**Job**
Each line from the one containing "Emit a Python" through the one containing "1.01, 0.22, 0.12]" must be echoed exactly, endpoints included, and every other line omitted.

**Excerpted data**
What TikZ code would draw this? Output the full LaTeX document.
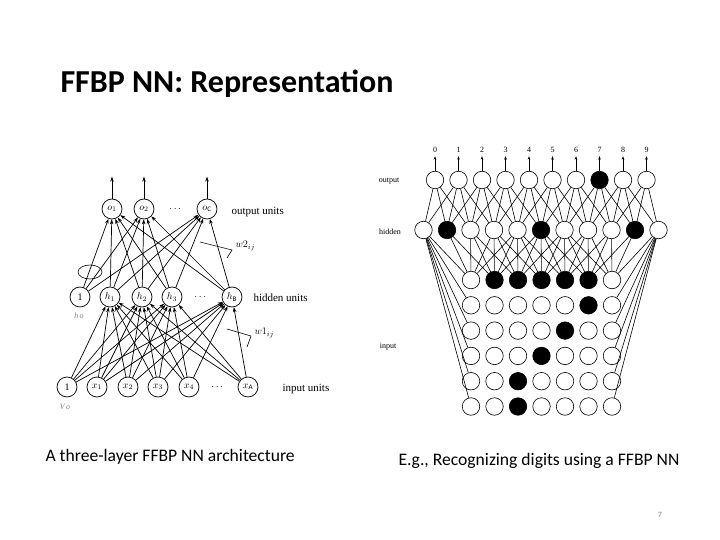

* * *

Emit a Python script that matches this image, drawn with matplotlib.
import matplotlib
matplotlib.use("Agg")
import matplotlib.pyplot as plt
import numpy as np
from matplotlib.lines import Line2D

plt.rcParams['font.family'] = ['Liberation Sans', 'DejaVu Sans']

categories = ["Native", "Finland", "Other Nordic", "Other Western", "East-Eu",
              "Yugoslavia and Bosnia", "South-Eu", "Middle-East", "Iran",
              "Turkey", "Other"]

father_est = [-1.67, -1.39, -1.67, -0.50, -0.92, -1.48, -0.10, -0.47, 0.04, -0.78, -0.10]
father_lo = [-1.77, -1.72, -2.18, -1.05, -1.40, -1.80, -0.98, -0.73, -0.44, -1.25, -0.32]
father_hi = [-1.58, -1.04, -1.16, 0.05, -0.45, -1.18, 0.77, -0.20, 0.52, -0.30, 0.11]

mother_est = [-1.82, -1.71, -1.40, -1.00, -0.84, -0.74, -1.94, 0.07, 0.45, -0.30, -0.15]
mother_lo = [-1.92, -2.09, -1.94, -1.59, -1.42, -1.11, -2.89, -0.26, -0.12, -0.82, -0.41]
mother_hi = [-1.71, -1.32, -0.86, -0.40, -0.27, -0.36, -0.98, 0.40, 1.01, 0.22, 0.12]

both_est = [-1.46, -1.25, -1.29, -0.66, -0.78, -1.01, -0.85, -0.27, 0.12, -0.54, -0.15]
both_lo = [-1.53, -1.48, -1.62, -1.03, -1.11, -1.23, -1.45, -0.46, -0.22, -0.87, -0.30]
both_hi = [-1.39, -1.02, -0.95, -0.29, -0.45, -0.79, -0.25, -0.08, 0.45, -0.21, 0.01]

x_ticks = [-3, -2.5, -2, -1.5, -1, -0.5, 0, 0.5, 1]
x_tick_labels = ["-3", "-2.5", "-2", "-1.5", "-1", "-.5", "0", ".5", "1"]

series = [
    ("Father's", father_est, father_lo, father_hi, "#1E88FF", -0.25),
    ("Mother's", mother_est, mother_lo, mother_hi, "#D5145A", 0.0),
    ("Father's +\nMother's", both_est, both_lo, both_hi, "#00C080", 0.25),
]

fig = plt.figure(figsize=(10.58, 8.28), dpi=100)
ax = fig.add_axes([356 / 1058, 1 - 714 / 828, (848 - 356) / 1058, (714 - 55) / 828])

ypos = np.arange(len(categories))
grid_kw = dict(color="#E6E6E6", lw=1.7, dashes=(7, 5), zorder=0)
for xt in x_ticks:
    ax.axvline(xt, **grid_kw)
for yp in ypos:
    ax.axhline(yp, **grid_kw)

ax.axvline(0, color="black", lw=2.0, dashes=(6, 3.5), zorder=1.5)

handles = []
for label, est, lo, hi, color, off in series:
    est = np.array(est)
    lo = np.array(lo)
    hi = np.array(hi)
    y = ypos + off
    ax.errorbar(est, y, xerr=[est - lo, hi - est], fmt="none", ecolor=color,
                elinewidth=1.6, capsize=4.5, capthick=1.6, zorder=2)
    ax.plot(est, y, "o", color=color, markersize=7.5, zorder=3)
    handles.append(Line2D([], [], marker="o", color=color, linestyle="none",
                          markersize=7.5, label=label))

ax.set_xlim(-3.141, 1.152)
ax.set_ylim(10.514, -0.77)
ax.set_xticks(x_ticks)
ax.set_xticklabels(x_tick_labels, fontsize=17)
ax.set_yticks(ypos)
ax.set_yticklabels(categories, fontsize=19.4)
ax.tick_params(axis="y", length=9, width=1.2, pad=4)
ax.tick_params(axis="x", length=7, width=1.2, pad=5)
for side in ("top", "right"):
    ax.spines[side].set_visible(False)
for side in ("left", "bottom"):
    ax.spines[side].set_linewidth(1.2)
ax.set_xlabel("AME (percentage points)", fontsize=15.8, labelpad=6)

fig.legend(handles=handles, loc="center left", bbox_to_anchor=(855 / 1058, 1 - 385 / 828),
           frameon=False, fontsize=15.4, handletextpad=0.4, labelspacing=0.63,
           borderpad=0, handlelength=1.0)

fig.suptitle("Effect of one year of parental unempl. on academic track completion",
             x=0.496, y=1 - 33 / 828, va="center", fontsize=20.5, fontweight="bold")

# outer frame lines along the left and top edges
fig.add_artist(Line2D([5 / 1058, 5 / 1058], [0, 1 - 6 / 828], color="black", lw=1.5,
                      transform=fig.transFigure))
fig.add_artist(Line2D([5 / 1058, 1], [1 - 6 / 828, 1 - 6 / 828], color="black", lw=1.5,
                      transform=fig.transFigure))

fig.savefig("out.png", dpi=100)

==

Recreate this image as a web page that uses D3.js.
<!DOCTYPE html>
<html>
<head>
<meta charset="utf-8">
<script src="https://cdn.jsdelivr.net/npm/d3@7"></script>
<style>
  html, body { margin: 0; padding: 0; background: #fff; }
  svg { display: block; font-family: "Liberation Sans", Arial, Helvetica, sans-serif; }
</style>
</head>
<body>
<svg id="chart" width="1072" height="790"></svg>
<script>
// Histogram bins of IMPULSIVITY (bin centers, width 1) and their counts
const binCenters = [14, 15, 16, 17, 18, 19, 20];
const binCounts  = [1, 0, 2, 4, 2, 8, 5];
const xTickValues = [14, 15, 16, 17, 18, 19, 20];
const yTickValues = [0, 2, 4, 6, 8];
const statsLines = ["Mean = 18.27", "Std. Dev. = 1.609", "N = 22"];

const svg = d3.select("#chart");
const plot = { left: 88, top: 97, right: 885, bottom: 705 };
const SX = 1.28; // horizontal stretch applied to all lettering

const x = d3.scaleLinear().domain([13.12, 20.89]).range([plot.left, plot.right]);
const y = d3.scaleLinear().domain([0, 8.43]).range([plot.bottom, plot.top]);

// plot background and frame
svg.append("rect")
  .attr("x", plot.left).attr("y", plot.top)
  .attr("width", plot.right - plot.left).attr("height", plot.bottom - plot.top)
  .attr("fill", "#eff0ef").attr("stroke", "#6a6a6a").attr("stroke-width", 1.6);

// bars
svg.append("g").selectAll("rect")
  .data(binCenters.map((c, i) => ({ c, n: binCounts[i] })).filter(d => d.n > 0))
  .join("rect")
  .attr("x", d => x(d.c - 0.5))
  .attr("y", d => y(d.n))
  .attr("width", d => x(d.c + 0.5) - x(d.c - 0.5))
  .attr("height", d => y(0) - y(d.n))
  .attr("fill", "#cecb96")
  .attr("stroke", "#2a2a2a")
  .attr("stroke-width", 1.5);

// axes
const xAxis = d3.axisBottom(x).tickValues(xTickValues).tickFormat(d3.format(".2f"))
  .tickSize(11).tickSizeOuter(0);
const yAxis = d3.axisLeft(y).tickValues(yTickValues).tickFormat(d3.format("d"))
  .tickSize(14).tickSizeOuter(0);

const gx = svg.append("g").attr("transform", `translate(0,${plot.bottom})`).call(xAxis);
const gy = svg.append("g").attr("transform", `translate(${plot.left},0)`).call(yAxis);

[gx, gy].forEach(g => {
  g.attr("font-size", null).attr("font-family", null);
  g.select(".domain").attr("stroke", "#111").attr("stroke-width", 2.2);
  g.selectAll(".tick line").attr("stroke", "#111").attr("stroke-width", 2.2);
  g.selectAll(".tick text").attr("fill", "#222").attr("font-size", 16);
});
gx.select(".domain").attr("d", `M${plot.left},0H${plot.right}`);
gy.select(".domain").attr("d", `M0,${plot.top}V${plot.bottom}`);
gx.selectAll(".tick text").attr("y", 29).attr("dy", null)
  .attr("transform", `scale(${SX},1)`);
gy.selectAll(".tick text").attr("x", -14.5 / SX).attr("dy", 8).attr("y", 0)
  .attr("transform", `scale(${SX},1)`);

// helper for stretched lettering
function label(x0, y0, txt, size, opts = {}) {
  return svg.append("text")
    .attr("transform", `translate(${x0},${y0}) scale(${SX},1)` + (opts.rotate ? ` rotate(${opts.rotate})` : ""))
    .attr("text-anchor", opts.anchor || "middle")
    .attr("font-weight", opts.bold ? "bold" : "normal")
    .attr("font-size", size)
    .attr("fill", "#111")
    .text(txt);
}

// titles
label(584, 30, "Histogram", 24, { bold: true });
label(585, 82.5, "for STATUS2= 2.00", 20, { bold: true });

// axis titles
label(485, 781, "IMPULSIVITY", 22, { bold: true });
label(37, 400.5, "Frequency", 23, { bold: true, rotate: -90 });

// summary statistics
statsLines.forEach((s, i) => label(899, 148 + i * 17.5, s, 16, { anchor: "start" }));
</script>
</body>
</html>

**Response**
Emit a Python script that matches this image, drawn with matplotlib.
import matplotlib
matplotlib.use("Agg")
import matplotlib.pyplot as plt
import numpy as np
from matplotlib.lines import Line2D

plt.rcParams['font.family'] = ['Liberation Sans', 'DejaVu Sans']

categories = ["Native", "Finland", "Other Nordic", "Other Western", "East-Eu",
              "Yugoslavia and Bosnia", "South-Eu", "Middle-East", "Iran",
              "Turkey", "Other"]

father_est = [-1.67, -1.39, -1.67, -0.50, -0.92, -1.48, -0.10, -0.47, 0.04, -0.78, -0.10]
father_lo = [-1.77, -1.72, -2.18, -1.05, -1.40, -1.80, -0.98, -0.73, -0.44, -1.25, -0.32]
father_hi = [-1.58, -1.04, -1.16, 0.05, -0.45, -1.18, 0.77, -0.20, 0.52, -0.30, 0.11]

mother_est = [-1.82, -1.71, -1.40, -1.00, -0.84, -0.74, -1.94, 0.07, 0.45, -0.30, -0.15]
mother_lo = [-1.92, -2.09, -1.94, -1.59, -1.42, -1.11, -2.89, -0.26, -0.12, -0.82, -0.41]
mother_hi = [-1.71, -1.32, -0.86, -0.40, -0.27, -0.36, -0.98, 0.40, 1.01, 0.22, 0.12]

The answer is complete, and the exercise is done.